The first time I admitted I was navigating PTSD after the murder of journalist Lyra McKee and subsequent harassment was on these pages. It was almost therapeutic to admit publicly after masking for so long. I knew people would think of me differently once those words were committed to print, immortalised, but my fears were counter-balanced with messages and letters from those who cheered my courage.
I have often spoken about Northern Ireland and its quirks, encouraging people to see things from others' perspective, to try things a different way, to lean into the good and positive.
This column has started epic social media rows over everything from civil rights to Korean pop stars. I remember writing a column calling out Justin Bieber and being hounded by irate Beliebers the world over for weeks.
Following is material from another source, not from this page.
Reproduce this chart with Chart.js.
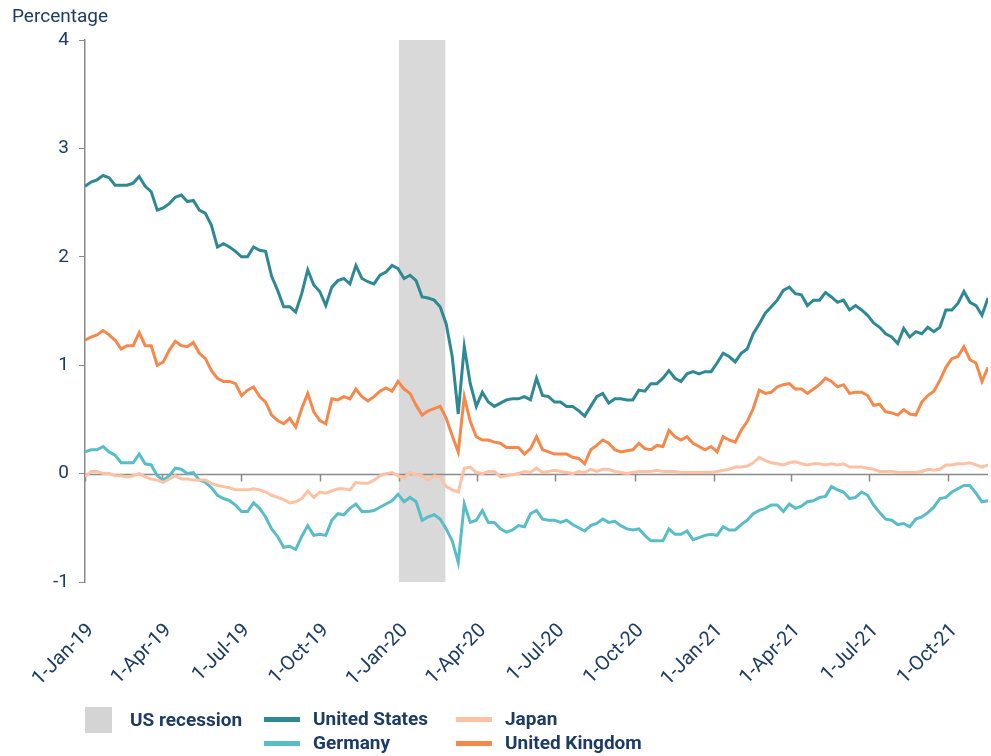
<!DOCTYPE html>
<html>
<head>
<meta charset="utf-8">
<script src="https://cdn.jsdelivr.net/npm/chart.js@4"></script>
<style>
  body { margin: 0; background: #fff; font-family: Roboto, "Noto Sans", sans-serif; color: #1d3c64; }
  #wrap { position: relative; width: 991px; height: 756px; }
  #ytitle { position: absolute; left: 12px; top: 4px; font-size: 19px; }
  .leg { position: absolute; font-size: 19px; font-weight: bold; line-height: 24px; white-space: nowrap; }
  .sw { position: absolute; }
</style>
</head>
<body>
<div id="wrap">
  <canvas id="yieldChart" width="991" height="756"></canvas>
  <div id="ytitle">Percentage</div>
  <div id="legend"></div>
</div>
<script>
// weekly samples starting 1-Jan-19
const startDate = "2019-01-01";
const endDate = "2021-11-16";

const usYield = [
  2.65, 2.69, 2.71, 2.75, 2.73, 2.66, 2.66, 2.66, 2.68, 2.74,
  2.65, 2.60, 2.43, 2.45, 2.49, 2.55, 2.57, 2.51, 2.52, 2.43,
  2.40, 2.29, 2.09, 2.12, 2.09, 2.05, 2.00, 2.00, 2.09, 2.06,
  2.05, 1.82, 1.69, 1.54, 1.54, 1.49, 1.66, 1.88, 1.74, 1.68,
  1.55, 1.72, 1.78, 1.80, 1.75, 1.92, 1.80, 1.77, 1.75, 1.83,
  1.86, 1.92, 1.89, 1.80, 1.83, 1.78, 1.63, 1.62, 1.60, 1.54,
  1.38, 1.08, 0.55, 1.17, 0.83, 0.62, 0.75, 0.66, 0.62, 0.65,
  0.68, 0.69, 0.69, 0.71, 0.68, 0.88, 0.72, 0.71, 0.66, 0.66,
  0.62, 0.62, 0.58, 0.53, 0.62, 0.71, 0.74, 0.65, 0.69, 0.69,
  0.68, 0.68, 0.77, 0.76, 0.83, 0.83, 0.88, 0.95, 0.88, 0.85,
  0.92, 0.94, 0.92, 0.94, 0.94, 1.02, 1.11, 1.08, 1.03, 1.11,
  1.15, 1.29, 1.38, 1.48, 1.54, 1.60, 1.69, 1.72, 1.66, 1.65,
  1.55, 1.60, 1.60, 1.67, 1.63, 1.58, 1.60, 1.51, 1.55, 1.51,
  1.46, 1.39, 1.35, 1.29, 1.26, 1.20, 1.34, 1.26, 1.31, 1.29,
  1.35, 1.31, 1.35, 1.51, 1.51, 1.57, 1.68, 1.58, 1.55, 1.46,
  1.62
];

const germanyYield = [
  0.20, 0.22, 0.22, 0.25, 0.20, 0.17, 0.10, 0.10, 0.10, 0.18,
  0.09, 0.08, -0.02, -0.06, -0.02, 0.05, 0.04, 0.00, 0.01, -0.06,
  -0.08, -0.13, -0.20, -0.23, -0.25, -0.29, -0.35, -0.35, -0.27, -0.32,
  -0.40, -0.51, -0.58, -0.68, -0.67, -0.70, -0.58, -0.48, -0.57, -0.56,
  -0.57, -0.43, -0.37, -0.38, -0.32, -0.28, -0.35, -0.35, -0.34, -0.31,
  -0.28, -0.25, -0.19, -0.26, -0.22, -0.26, -0.43, -0.40, -0.38, -0.42,
  -0.51, -0.62, -0.82, -0.28, -0.45, -0.43, -0.34, -0.45, -0.45, -0.51,
  -0.54, -0.52, -0.48, -0.49, -0.37, -0.34, -0.42, -0.43, -0.43, -0.45,
  -0.43, -0.47, -0.50, -0.53, -0.48, -0.46, -0.42, -0.45, -0.44, -0.48,
  -0.51, -0.52, -0.51, -0.57, -0.62, -0.62, -0.62, -0.51, -0.56, -0.56,
  -0.53, -0.61, -0.59, -0.57, -0.56, -0.57, -0.49, -0.52, -0.52, -0.47,
  -0.43, -0.37, -0.34, -0.32, -0.29, -0.29, -0.35, -0.28, -0.32, -0.30,
  -0.26, -0.25, -0.22, -0.21, -0.12, -0.15, -0.17, -0.23, -0.22, -0.17,
  -0.20, -0.29, -0.36, -0.42, -0.43, -0.47, -0.46, -0.49, -0.42, -0.40,
  -0.36, -0.31, -0.23, -0.22, -0.17, -0.14, -0.11, -0.11, -0.18, -0.26,
  -0.25
];

const japanYield = [
  -0.03, 0.02, 0.02, 0.00, 0.00, -0.02, -0.02, -0.03, -0.02, 0.00,
  -0.03, -0.05, -0.06, -0.08, -0.05, -0.02, -0.05, -0.05, -0.06, -0.06,
  -0.06, -0.09, -0.11, -0.12, -0.13, -0.15, -0.15, -0.15, -0.14, -0.15,
  -0.17, -0.20, -0.22, -0.24, -0.27, -0.26, -0.23, -0.16, -0.22, -0.17,
  -0.18, -0.16, -0.14, -0.14, -0.15, -0.08, -0.09, -0.09, -0.06, -0.02,
  0.00, 0.01, -0.02, -0.04, 0.01, -0.01, -0.02, -0.06, -0.02, -0.03,
  -0.12, -0.15, -0.17, 0.05, 0.06, 0.01, 0.00, 0.02, 0.02, -0.03,
  -0.02, -0.01, 0.00, 0.02, 0.01, 0.05, 0.01, 0.02, 0.03, 0.02,
  0.01, 0.00, 0.02, 0.01, 0.04, 0.02, 0.04, 0.04, 0.02, 0.01,
  0.00, 0.01, 0.02, 0.02, 0.02, 0.03, 0.02, 0.02, 0.02, 0.01,
  0.01, 0.01, 0.01, 0.01, 0.01, 0.02, 0.03, 0.04, 0.06, 0.06,
  0.07, 0.10, 0.15, 0.12, 0.10, 0.09, 0.08, 0.10, 0.11, 0.09,
  0.08, 0.09, 0.09, 0.08, 0.09, 0.08, 0.09, 0.06, 0.06, 0.06,
  0.05, 0.04, 0.02, 0.02, 0.02, 0.01, 0.01, 0.01, 0.01, 0.02,
  0.04, 0.03, 0.04, 0.08, 0.08, 0.09, 0.09, 0.10, 0.08, 0.06,
  0.08
];

const ukYield = [
  1.23, 1.26, 1.28, 1.32, 1.28, 1.23, 1.15, 1.18, 1.18, 1.30,
  1.18, 1.18, 1.00, 1.03, 1.14, 1.22, 1.18, 1.17, 1.21, 1.11,
  1.06, 0.95, 0.88, 0.85, 0.85, 0.83, 0.72, 0.77, 0.80, 0.71,
  0.66, 0.54, 0.49, 0.46, 0.51, 0.43, 0.60, 0.74, 0.57, 0.49,
  0.46, 0.69, 0.68, 0.71, 0.69, 0.78, 0.71, 0.67, 0.71, 0.76,
  0.79, 0.76, 0.85, 0.78, 0.74, 0.63, 0.54, 0.58, 0.60, 0.62,
  0.51, 0.35, 0.20, 0.71, 0.48, 0.34, 0.31, 0.31, 0.29, 0.28,
  0.24, 0.24, 0.24, 0.18, 0.23, 0.34, 0.22, 0.20, 0.18, 0.18,
  0.18, 0.15, 0.14, 0.09, 0.22, 0.26, 0.31, 0.28, 0.22, 0.20,
  0.21, 0.22, 0.28, 0.23, 0.22, 0.26, 0.25, 0.40, 0.34, 0.31,
  0.34, 0.28, 0.25, 0.22, 0.25, 0.20, 0.34, 0.31, 0.29, 0.40,
  0.48, 0.60, 0.77, 0.74, 0.75, 0.80, 0.82, 0.83, 0.78, 0.78,
  0.74, 0.78, 0.82, 0.88, 0.85, 0.80, 0.82, 0.74, 0.75, 0.75,
  0.72, 0.63, 0.64, 0.57, 0.56, 0.54, 0.59, 0.55, 0.54, 0.66,
  0.72, 0.76, 0.86, 0.98, 1.06, 1.08, 1.17, 1.05, 1.02, 0.85,
  0.98
];

const tickDates = ["2019-01-01", "2019-04-01", "2019-07-01", "2019-10-01",
  "2020-01-01", "2020-04-01", "2020-07-01", "2020-10-01",
  "2021-01-01", "2021-04-01", "2021-07-01", "2021-10-01"];
const tickLabels = ["1-Jan-19", "1-Apr-19", "1-Jul-19", "1-Oct-19",
  "1-Jan-20", "1-Apr-20", "1-Jul-20", "1-Oct-20",
  "1-Jan-21", "1-Apr-21", "1-Jul-21", "1-Oct-21"];

const recession = ["2020-01-01", "2020-02-24"];

const textColor = "#1d3c64";
const axisColor = "#8a8a8a";

const dayOf = s => Math.round((Date.parse(s) - Date.parse(startDate)) / 864e5);
const tickDays = tickDates.map(dayOf);
const toPoints = arr => arr.map((v, i) => ({ x: i * 7, y: v }));

const series = [
  { label: "Japan", data: japanYield, color: "#fcc2a3" },
  { label: "Germany", data: germanyYield, color: "#59bdc7" },
  { label: "United Kingdom", data: ukYield, color: "#f6884b" },
  { label: "United States", data: usYield, color: "#2e8994" }
];

// recession band + zero line with small quarter ticks
const backdrop = {
  id: "backdrop",
  beforeDatasetsDraw(chart) {
    const { ctx, chartArea, scales: { x, y } } = chart;
    ctx.save();
    ctx.fillStyle = "#d9d9d9";
    const x0 = x.getPixelForValue(dayOf(recession[0]));
    const x1 = x.getPixelForValue(dayOf(recession[1]));
    ctx.fillRect(x0, chartArea.top, x1 - x0, chartArea.bottom - chartArea.top);

    const yz = Math.round(y.getPixelForValue(0)) + 0.5;
    ctx.strokeStyle = axisColor;
    ctx.lineWidth = 1.5;
    ctx.beginPath();
    ctx.moveTo(chartArea.left, yz);
    ctx.lineTo(chartArea.right, yz);
    tickDays.forEach(d => {
      const px = Math.round(x.getPixelForValue(d)) + 0.5;
      ctx.moveTo(px, yz);
      ctx.lineTo(px, yz + 7);
    });
    ctx.stroke();
    ctx.restore();
  }
};

const ctx = document.getElementById("yieldChart").getContext("2d");

new Chart(ctx, {
  type: "line",
  data: {
    datasets: series.map(s => ({
      label: s.label,
      data: toPoints(s.data),
      borderColor: s.color,
      borderWidth: 3,
      pointRadius: 0,
      tension: 0,
      fill: false
    }))
  },
  options: {
    responsive: false,
    animation: false,
    devicePixelRatio: 1,
    layout: { padding: { top: 40, right: 3, left: 0, bottom: 0 } },
    plugins: { legend: { display: false }, tooltip: { enabled: false } },
    scales: {
      x: {
        type: "linear",
        min: 0,
        max: dayOf(endDate),
        afterFit: s => { s.height = 174; s.paddingLeft = 0; s.paddingRight = 0; },
        afterBuildTicks: s => { s.ticks = tickDays.map(v => ({ value: v })); },
        grid: { display: false },
        border: { display: false },
        ticks: {
          autoSkip: false,
          minRotation: 45,
          maxRotation: 45,
          padding: 29,
          labelOffset: 6,
          color: textColor,
          font: { family: "Roboto", size: 20 },
          callback: v => tickLabels[tickDays.indexOf(v)]
        }
      },
      y: {
        min: -1,
        max: 4,
        afterFit: s => { s.width = 85; },
        grid: { drawOnChartArea: false, drawTicks: true, tickLength: 6, color: axisColor },
        border: { display: true, color: axisColor, width: 1.5 },
        ticks: {
          stepSize: 1,
          padding: 10,
          color: textColor,
          font: { family: "Roboto", size: 19 }
        }
      }
    }
  },
  plugins: [backdrop]
});

// legend laid out in two rows like the original
const legendItems = [
  { label: "US recession", box: "#d4d4d4", left: 85, top: 707 },
  { label: "United States", line: "#2e8994", left: 264, top: 717 },
  { label: "Japan", line: "#fcc2a3", left: 456, top: 717 },
  { label: "Germany", line: "#59bdc7", left: 264, top: 741 },
  { label: "United Kingdom", line: "#f6884b", left: 456, top: 741 }
];
const legendEl = document.getElementById("legend");
legendItems.forEach(it => {
  const sw = document.createElement("div");
  sw.className = "sw";
  if (it.box) {
    Object.assign(sw.style, { left: it.left + "px", top: it.top + "px", width: "27px", height: "26px", background: it.box });
  } else {
    Object.assign(sw.style, { left: it.left + "px", top: it.top + "px", width: "36px", height: "5px", background: it.line });
  }
  legendEl.appendChild(sw);
  const t = document.createElement("div");
  t.className = "leg";
  t.textContent = it.label;
  const tx = it.box ? it.left + 45 : it.left + 49;
  const ty = it.box ? it.top + 1 : it.top - 10;
  Object.assign(t.style, { left: tx + "px", top: ty + "px" });
  legendEl.appendChild(t);
});
</script>
</body>
</html>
I've tried to encourage a different perspective on bonfires, flags and commemorations and endured mammoth pile-ons, even threats of violence, as a result.
I once wrote a column about a Korean pop group that caught the attention of global K-Poppers, who reported myself and former deputy first minister Mark Durkan – I genuinely don't know how he got sucked into that particular insane abyss – to the Met Police for being "Irish terror leaders".
I've connected with so many people through this column who wrote me the most beautiful letters of support and encouragement. I've kept them all. I've also connected with people who weren't huge fans.
I've been posted all kinds of religious paraphernalia over the years, booklets about 'Christian sex', instructions on being 'saved' and a Fifty Shades of Grey teddy, which wasn't creepy at all. A woman once took the time to cut out my picture byline from several weeks' papers. The postman handed me the envelope at my car, and dozens of 'little mes' floated up my street as I opened it and read her note saying she was "so sick of looking at my f***ing face!".
Life is full of ups and downs, and so was this column. It was an honour to connect with every single one of you over these 18 years, even those who didn't agree with my words or thoughts. And they were only ever those.
My heart was on these pages, sometimes full, sometimes broken, always just me. So, thank-you. Take good care of yourselves and each other.
Goodbye and see you around, friends.